In all countries, whether low, middle or high-income, there are wide disparities in the health status of different social groups. The lower an individual’s socioeconomic position, the higher their risk of poor health. MILLIAM MURIGI explores some of these gaps.

Inequities are real and unfair

Health inequities are differences in health status or in the distribution of health resources between different population groups, arising from the social conditions in which people are born, grow, live, work and age. Health inequities are unfair, but could be reduced by the right mix of government policies.

21,000 children die daily before their fifth birthday

They die of pneumonia, malaria, diarrhoea and other diseases. Children from rural and poorer households remain disproportionately affected. Children from the poorest 20 per cent of households are nearly twice as likely to die before their fifth birthday as children in the richest 20 per cent.

Maternal mortality is a key indicator of health inequity

Maternal mortality is a health indicator that shows the wide gaps between rich and poor, both between and within countries. Developing countries account for 99 per cent of annual maternal deaths in the world. In Kenya, maternal mortality has remained high, at 400-600 deaths per 100,000 live births over the past decade.

Tuberculosis is a disease of poverty

Around 95 per cent of Tuberculosis (TB) deaths are in the developing world. These deaths affect mainly young adults in their most productive years. Contracting the disease makes it even harder for these adults to improve their personal economic condition and that of their families.
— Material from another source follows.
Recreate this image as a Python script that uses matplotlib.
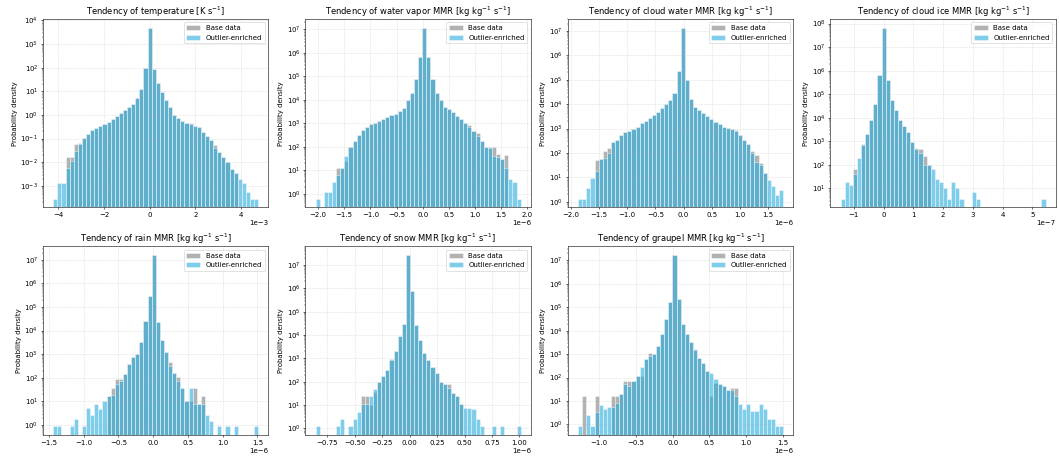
import numpy as np
import matplotlib
import matplotlib.pyplot as plt
from matplotlib.ticker import LogLocator, NullFormatter

matplotlib.use('Agg')

OUTPUT_PATH = "out.png"
N_BINS = 50

BASE_COLOR = "gray"
ENRICHED_COLOR = "#26acde"

# Shared bin range per variable (lo, hi) and density per bin (50 bins)
temp_range = (-4.23e-3, 4.75e-3)
temp_base = [0, 0, 0, 0.017, 0.017, 0.057, 0.066, 0.11, 0.16, 0.22,
             0.28, 0.34, 0.40, 0.50, 0.68, 0.93, 1.26, 1.66, 2.2, 3.0,
             5.0, 13, 100, 5000, 90, 23, 9.3, 4.2, 2.2, 0.98,
             0.71, 0.54, 0.46, 0.45, 0.35, 0.31, 0.19, 0.126, 0.085, 0.054,
             0.028, 0.017, 0.0098, 0.0054, 0.0035, 0, 0, 0, 0, 0]
temp_enriched = [2.8e-4, 1.35e-3, 1.35e-3, 5.5e-3, 0.011, 0.03, 0.06, 0.11, 0.16, 0.22,
                 0.28, 0.34, 0.40, 0.50, 0.68, 0.93, 1.26, 1.66, 2.2, 3.0,
                 5.0, 13, 100, 5000, 90, 23, 9.3, 4.2, 2.2, 0.98,
                 0.71, 0.54, 0.46, 0.41, 0.35, 0.31, 0.19, 0.126, 0.085, 0.038,
                 0.028, 0.017, 0.0098, 0.0054, 0.0035, 0.0019, 0.00135, 5.6e-4, 2.8e-4, 2.8e-4]

qv_range = (-2.045e-6, 1.873e-6)
qv_base = [0, 0, 0, 0, 0, 12, 12, 25, 100, 170,
           330, 500, 700, 900, 1050, 1250, 1500, 1800, 2200, 2600,
           3300, 4500, 1.0e4, 2.0e4, 7.8e4, 6.5e5, 1.2e7, 6.5e5, 7.8e4, 2.0e4,
           1.0e4, 5.1e3, 4.0e3, 2.9e3, 2.1e3, 1.5e3, 1.0e3, 870, 490, 380,
           170, 100, 100, 100, 49, 30, 45, 0, 0, 0]
qv_enriched = [0.6, 0, 1.2, 1.2, 3.0, 6.0, 12, 39, 100, 170,
               330, 500, 700, 900, 1050, 1250, 1500, 1800, 2200, 2600,
               3300, 4500, 1.0e4, 2.0e4, 7.8e4, 6.5e5, 1.2e7, 6.5e5, 7.8e4, 2.0e4,
               1.0e4, 5.1e3, 4.0e3, 2.9e3, 2.1e3, 1.5e3, 1.0e3, 690, 490, 300,
               170, 100, 87, 40, 35, 30, 12, 4.4, 3.0, 0.6]

qc_range = (-1.87e-6, 1.765e-6)
qc_base = [0, 0, 0, 0, 52, 56, 115, 165, 280, 350,
           550, 690, 830, 950, 1200, 1650, 2100, 2700, 3600, 5000,
           6800, 1.0e4, 1.5e4, 3.0e4, 2.2e5, 1.4e7, 1.0e5, 1.6e4, 7.6e3, 5.9e3,
           4.3e3, 3.3e3, 2.4e3, 1.9e3, 1.5e3, 1.2e3, 1.07e3, 980, 850, 550,
           350, 230, 115, 80, 38, 15, 0, 0, 0, 0]
qc_enriched = [1.3, 1.3, 3.6, 9.3, 19, 56, 61, 100, 280, 350,
               550, 690, 830, 950, 1200, 1650, 2100, 2700, 3600, 5000,
               6800, 1.0e4, 1.5e4, 3.0e4, 2.2e5, 1.4e7, 1.0e5, 1.6e4, 7.6e3, 5.9e3,
               4.3e3, 3.3e3, 2.4e3, 1.9e3, 1.5e3, 1.2e3, 1.07e3, 980, 760, 550,
               350, 230, 100, 43, 33, 15, 7.9, 4.3, 1.95, 3.1]

qi_range = (-1.44e-7, 5.44e-7)
qi_base = [0, 0, 0, 70, 0, 780, 2.0e3, 8.3e3, 3.9e4, 6.3e5,
           6.8e7, 4.1e5, 5.8e4, 2.2e4, 8.3e3, 4.3e3, 2.6e3, 910, 530, 480,
           230, 100, 0, 0, 0, 0, 0, 0, 0, 0,
           0, 0, 0, 0, 0, 0, 0, 0, 0, 0,
           0, 0, 0, 0, 0, 0, 0, 0, 0, 0]
qi_enriched = [3.6, 18, 14, 43, 200, 680, 2.0e3, 8.3e3, 3.9e4, 6.3e5,
               6.8e7, 4.1e5, 5.8e4, 2.2e4, 8.3e3, 4.3e3, 2.6e3, 910, 480, 330,
               100, 100, 68, 24, 18, 10.7, 3.6, 18, 10, 3.6,
               0, 0, 7.2, 3.6, 0, 0, 0, 0, 0, 0,
               0, 0, 0, 0, 0, 0, 0, 0, 0, 3.6]

qr_range = (-1.435e-6, 1.512e-6)
qr_base = [0, 0, 0, 0, 0, 0, 0, 0, 0, 0,
           0, 0, 0, 16, 35, 87, 87, 140, 370, 760,
           1000, 3200, 2.5e4, 3.0e5, 1.6e7, 2.2e4, 4.0e3, 1.2e3, 470, 160,
           107, 38, 10.5, 10, 35, 7.5, 17, 0, 0, 0,
           0, 0, 0, 0, 0, 0, 0, 0, 0, 0]
qr_enriched = [0.85, 0.85, 0, 0, 0.85, 1.7, 0, 0.85, 5.4, 2.6,
               7.6, 4.6, 10.4, 16, 19, 52, 74, 140, 370, 760,
               1000, 3200, 2.5e4, 3.0e5, 1.6e7, 2.2e4, 4.0e3, 1.2e3, 320, 160,
               74, 38, 10.5, 35, 7.5, 7.5, 7.5, 2.6, 1.5, 0,
               0.85, 0, 0.85, 0, 0.85, 0, 0, 0, 0, 0.85]

qs_range = (-0.857e-6, 1.012e-6)
qs_base = [0, 0, 0, 0, 0, 0, 0, 0, 0, 0,
           0, 25, 25, 10, 35, 100, 175, 320, 900, 2.0e3,
           8.9e3, 3.1e4, 2.7e7, 8.1e5, 2.8e4, 6.3e3, 1.7e3, 890, 430, 230,
           100, 78, 78, 34, 25, 10.7, 0, 0, 0, 0,
           0, 0, 0, 0, 0, 0, 0, 0, 0, 0]
qs_enriched = [1.2, 0, 0, 0, 0, 1.2, 2.5, 0, 1.2, 2.5,
               4.8, 10.7, 10.7, 25, 50, 100, 175, 320, 830, 2.0e3,
               8.9e3, 3.1e4, 2.7e7, 8.1e5, 2.8e4, 6.3e3, 1.7e3, 890, 430, 230,
               100, 78, 55, 34, 25, 10.7, 7.7, 7.7, 6.6, 2.5,
               1.2, 0, 0, 1.2, 0, 1.2, 0, 0, 0, 1.2]

qg_range = (-1.286e-6, 1.503e-6)
qg_base = [0, 17, 0, 0, 17, 0, 0, 0, 17, 17,
           19, 72, 72, 72, 117, 117, 600, 1170, 1000, 2200,
           7600, 3.1e4, 1.7e5, 1.7e7, 2.2e5, 2.0e4, 7.4e3, 3.2e3, 1.6e3, 700,
           440, 190, 17, 60, 55, 44, 30, 35, 35, 0,
           0, 0, 0, 0, 0, 0, 0, 0, 0, 0]
qg_enriched = [0.82, 0, 2.5, 0.82, 3.3, 6.8, 4.5, 5.6, 5.6, 8.5,
               19, 52, 44, 72, 117, 270, 600, 830, 1000, 2200,
               7600, 3.1e4, 1.7e5, 1.7e7, 2.2e5, 2.0e4, 7.4e3, 3.2e3, 1.5e3, 700,
               440, 190, 160, 85, 55, 44, 30, 30, 17, 7.4,
               4.5, 7.4, 3.8, 3.8, 7.4, 4.5, 1.7, 1.7, 0.82, 0.82]

UNIT_MMR = r"[kg kg$^{-1}$ s$^{-1}$]"
PANELS = [
    (r"Tendency of temperature [K s$^{-1}$]", temp_range, temp_base, temp_enriched),
    ("Tendency of water vapor MMR " + UNIT_MMR, qv_range, qv_base, qv_enriched),
    ("Tendency of cloud water MMR " + UNIT_MMR, qc_range, qc_base, qc_enriched),
    ("Tendency of cloud ice MMR " + UNIT_MMR, qi_range, qi_base, qi_enriched),
    ("Tendency of rain MMR " + UNIT_MMR, qr_range, qr_base, qr_enriched),
    ("Tendency of snow MMR " + UNIT_MMR, qs_range, qs_base, qs_enriched),
    ("Tendency of graupel MMR " + UNIT_MMR, qg_range, qg_base, qg_enriched),
]


def draw_panel(ax, title, rng, base, enriched):
    edges = np.linspace(rng[0], rng[1], N_BINS + 1)
    left = edges[:-1]
    ax.hist(left, bins=edges, weights=base, color=BASE_COLOR, alpha=0.6,
            edgecolor='white', linewidth=1.0, label='Base data', log=True)
    ax.hist(left, bins=edges, weights=enriched, color=ENRICHED_COLOR, alpha=0.6,
            edgecolor='white', linewidth=1.0, label='Outlier-enriched', log=True)

    ax.set_title(title, fontsize=12)
    ax.set_ylabel("Probability density")

    # one labelled tick per decade inside the visible range
    lo, hi = ax.get_ylim()
    decades = np.arange(np.ceil(np.log10(lo)), np.floor(np.log10(hi)) + 1)
    ax.set_yticks(10.0 ** decades)
    ax.yaxis.set_minor_locator(LogLocator(base=10, subs=np.arange(2, 10), numticks=20))
    ax.yaxis.set_minor_formatter(NullFormatter())
    ax.set_ylim(lo, hi)

    ax.ticklabel_format(axis='x', style='sci', scilimits=(0, 0))
    ax.grid(True, linestyle='--', alpha=0.4)
    ax.legend(loc='upper right')


fig, axes = plt.subplots(2, 4, figsize=(21.18, 9.24))
fig.subplots_adjust(left=0.0406, right=0.997, bottom=0.0584, top=0.959,
                    wspace=0.164, hspace=0.207)

for ax, (title, rng, base, enriched) in zip(axes.flat, PANELS):
    draw_panel(ax, title, rng, base, enriched)

axes[1, 3].remove()

fig.savefig(OUTPUT_PATH, dpi=50)
plt.close(fig)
80 per cent of NCDs are in low and middle-income countries

In low-resource settings, health care costs for non- communicable diseases (NCDs) can quickly drain household resources, driving families into poverty. The exorbitant costs of managing NCDs are forcing 100 million people into poverty annually, stifling development. Poverty is closely linked with NCDs. 

Life expectancy varies by 36 years between countries

In low-income countries, the average life expectancy is 57, while in high-income countries, it is 80. A child born in Malawi can expect to live for 47 years while a child born in Japan can expect to live 83 years.

There are alarming health inequities in rich countries too

For example, in USA, African Americans represent only 12 per cent of the population, but account for almost half of all new HIV infections. There is no biological or genetic reason for these alarming differences in health.

Health disparities are huge in cities

 About 33 per cent of urban dwellers (within the world’s megacities) live in slums.

These populations are more likely to lack health insurance, face barriers to care, receive poorer quality care, and disproportionately use emergency systems. Residents are also in a position to be more exposed to infectious or sexually transmitted diseases, and more likely to be prone to drug or alcohol abuse.

Persistent inequities slow development

Over 800 million people in the world live in slum conditions, representing about one third of the world’s urban population.

The likelihood of meeting the health-related Millennium Development Goals is lowered by poor health service delivery to hard-to-reach populations such as these.

Interventions are cost effective

Public health programmes that reduce health inequalities can be cost effective.

Countries can give priority to such programmes (for example, improving access to cervical cancer screening in low income women) on efficiency grounds.

On the other hand, few programmes designed to reduce health inequalities have been formally evaluated using cost effectiveness analysis.